Exercise aim
Write out the material exactly, without any of its pictures.
┄┄┄┄┄┄┄┄┄┄┄┄┄┄┄┄┄┄┄┄
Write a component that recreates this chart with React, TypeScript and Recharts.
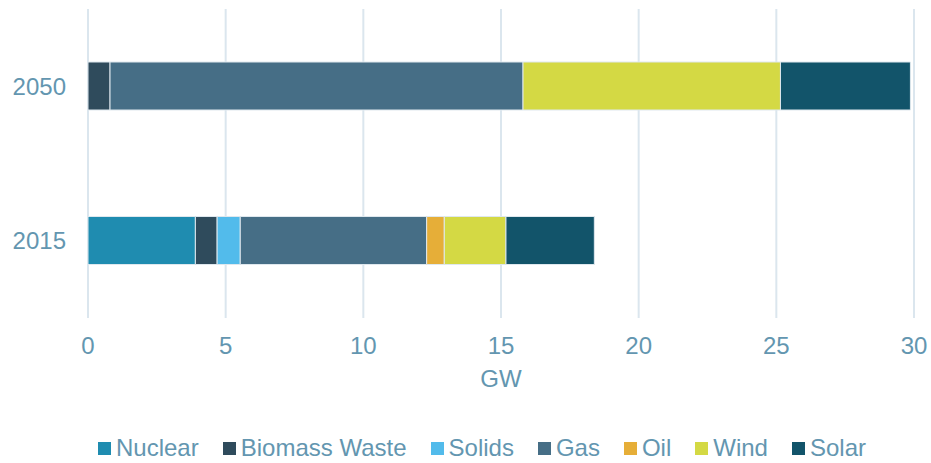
import { BarChart, Bar, XAxis, YAxis, CartesianGrid, Legend } from "recharts"

const years = ["2050", "2015"]
const nuclear = [0, 3.9]
const biomassWaste = [0.8, 0.79]
const solids = [0, 0.84]
const gas = [15.0, 6.77]
const oil = [0, 0.64]
const wind = [9.35, 2.24]
const solar = [4.72, 3.21]
const xTicks = [0, 5, 10, 15, 20, 25, 30]

const series = [
  { key: "nuclear", name: "Nuclear", values: nuclear, color: "#1f8cb0" },
  { key: "biomass", name: "Biomass Waste", values: biomassWaste, color: "#2f4b5c" },
  { key: "solids", name: "Solids", values: solids, color: "#52bbeb" },
  { key: "gas", name: "Gas", values: gas, color: "#466e86" },
  { key: "oil", name: "Oil", values: oil, color: "#e6ae38" },
  { key: "wind", name: "Wind", values: wind, color: "#d4d944" },
  { key: "solar", name: "Solar", values: solar, color: "#12546a" },
]

const data = years.map((year, i) => {
  const row: Record<string, string | number> = { year }
  series.forEach((s) => {
    row[s.key] = s.values[i]
  })
  return row
})

const textColor = "#6396b0"
const font = "'Liberation Sans', Arial, sans-serif"

// legend sits a bit right of centre in the original
const LegendContent = () => (
  <div style={{ display: "flex", justifyContent: "center", alignItems: "center", fontFamily: font, fontSize: 24, color: textColor, height: 30, paddingTop: 5, paddingLeft: 50 }}>
    {series.map((s, i) => (
      <div key={s.key} style={{ display: "flex", alignItems: "center", marginRight: i === series.length - 1 ? 0 : 24 }}>
        <span style={{ display: "inline-block", width: 13, height: 13, background: s.color, marginRight: 5 }} />
        <span>{s.name}</span>
      </div>
    ))}
  </div>
)

export default function App() {
  return (
    <div style={{ position: "absolute", left: 0, top: 0, width: 931, height: 463, background: "#fff" }}>
      <BarChart
        width={931}
        height={463}
        data={data}
        layout="vertical"
        margin={{ top: 9, right: 17, bottom: 0, left: 0 }}
      >
        <CartesianGrid horizontal={false} stroke="#dbe6ee" strokeWidth={2} />
        <XAxis
          type="number"
          domain={[0, 30]}
          ticks={xTicks}
          axisLine={false}
          tickLine={false}
          tickSize={0}
          tickMargin={19}
          height={110}
          tick={{ fill: textColor, fontSize: 24, fontFamily: font }}
          label={{ value: "GW", position: "insideTop", offset: 52, fill: textColor, fontSize: 24, fontFamily: font }}
        />
        <YAxis
          type="category"
          dataKey="year"
          width={88}
          axisLine={false}
          tickLine={false}
          tickSize={0}
          tickMargin={22}
          tick={{ fill: textColor, fontSize: 24, fontFamily: font }}
        />
        <Legend verticalAlign="bottom" content={<LegendContent />} />
        {series.map((s) => (
          <Bar
            key={s.key}
            dataKey={s.key}
            name={s.name}
            stackId="a"
            fill={s.color}
            stroke="#dfe8ee"
            strokeWidth={1}
            barSize={48}
            isAnimationActive={false}
          />
        ))}
      </BarChart>
    </div>
  )
}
┄┄┄┄┄┄┄┄┄┄┄┄┄┄┄┄┄┄┄┄
Result of this exercise
Write a component that recreates this chart with React, TypeScript and Recharts.
import { BarChart, Bar, XAxis, YAxis, CartesianGrid, Legend } from "recharts"

const years = ["2050", "2015"]
const nuclear = [0, 3.9]
const biomassWaste = [0.8, 0.79]
const solids = [0, 0.84]
const gas = [15.0, 6.77]
const oil = [0, 0.64]
const wind = [9.35, 2.24]
const solar = [4.72, 3.21]
const xTicks = [0, 5, 10, 15, 20, 25, 30]

const series = [
  { key: "nuclear", name: "Nuclear", values: nuclear, color: "#1f8cb0" },
  { key: "biomass", name: "Biomass Waste", values: biomassWaste, color: "#2f4b5c" },
  { key: "solids", name: "Solids", values: solids, color: "#52bbeb" },
  { key: "gas", name: "Gas", values: gas, color: "#466e86" },
  { key: "oil", name: "Oil", values: oil, color: "#e6ae38" },
  { key: "wind", name: "Wind", values: wind, color: "#d4d944" },
  { key: "solar", name: "Solar", values: solar, color: "#12546a" },
]

const data = years.map((year, i) => {
  const row: Record<string, string | number> = { year }
  series.forEach((s) => {
    row[s.key] = s.values[i]
  })
  return row
})

const textColor = "#6396b0"
const font = "'Liberation Sans', Arial, sans-serif"

// legend sits a bit right of centre in the original
const LegendContent = () => (
  <div style={{ display: "flex", justifyContent: "center", alignItems: "center", fontFamily: font, fontSize: 24, color: textColor, height: 30, paddingTop: 5, paddingLeft: 50 }}>
    {series.map((s, i) => (
      <div key={s.key} style={{ display: "flex", alignItems: "center", marginRight: i === series.length - 1 ? 0 : 24 }}>
        <span style={{ display: "inline-block", width: 13, height: 13, background: s.color, marginRight: 5 }} />
        <span>{s.name}</span>
      </div>
    ))}
  </div>
)

export default function App() {
  return (
    <div style={{ position: "absolute", left: 0, top: 0, width: 931, height: 463, background: "#fff" }}>
      <BarChart
        width={931}
        height={463}
        data={data}
        layout="vertical"
        margin={{ top: 9, right: 17, bottom: 0, left: 0 }}
      >
        <CartesianGrid horizontal={false} stroke="#dbe6ee" strokeWidth={2} />
        <XAxis
          type="number"
          domain={[0, 30]}
          ticks={xTicks}
          axisLine={false}
          tickLine={false}
          tickSize={0}
          tickMargin={19}
          height={110}
          tick={{ fill: textColor, fontSize: 24, fontFamily: font }}
          label={{ value: "GW", position: "insideTop", offset: 52, fill: textColor, fontSize: 24, fontFamily: font }}
        />
        <YAxis
          type="category"
          dataKey="year"
          width={88}
          axisLine={false}
          tickLine={false}
          tickSize={0}
          tickMargin={22}
          tick={{ fill: textColor, fontSize: 24, fontFamily: font }}
        />
        <Legend verticalAlign="bottom" content={<LegendContent />} />
        {series.map((s) => (
          <Bar
            key={s.key}
            dataKey={s.key}
            name={s.name}
            stackId="a"
            fill={s.color}
            stroke="#dfe8ee"
            strokeWidth={1}
            barSize={48}
            isAnimationActive={false}
          />
        ))}
      </BarChart>
    </div>
  )
}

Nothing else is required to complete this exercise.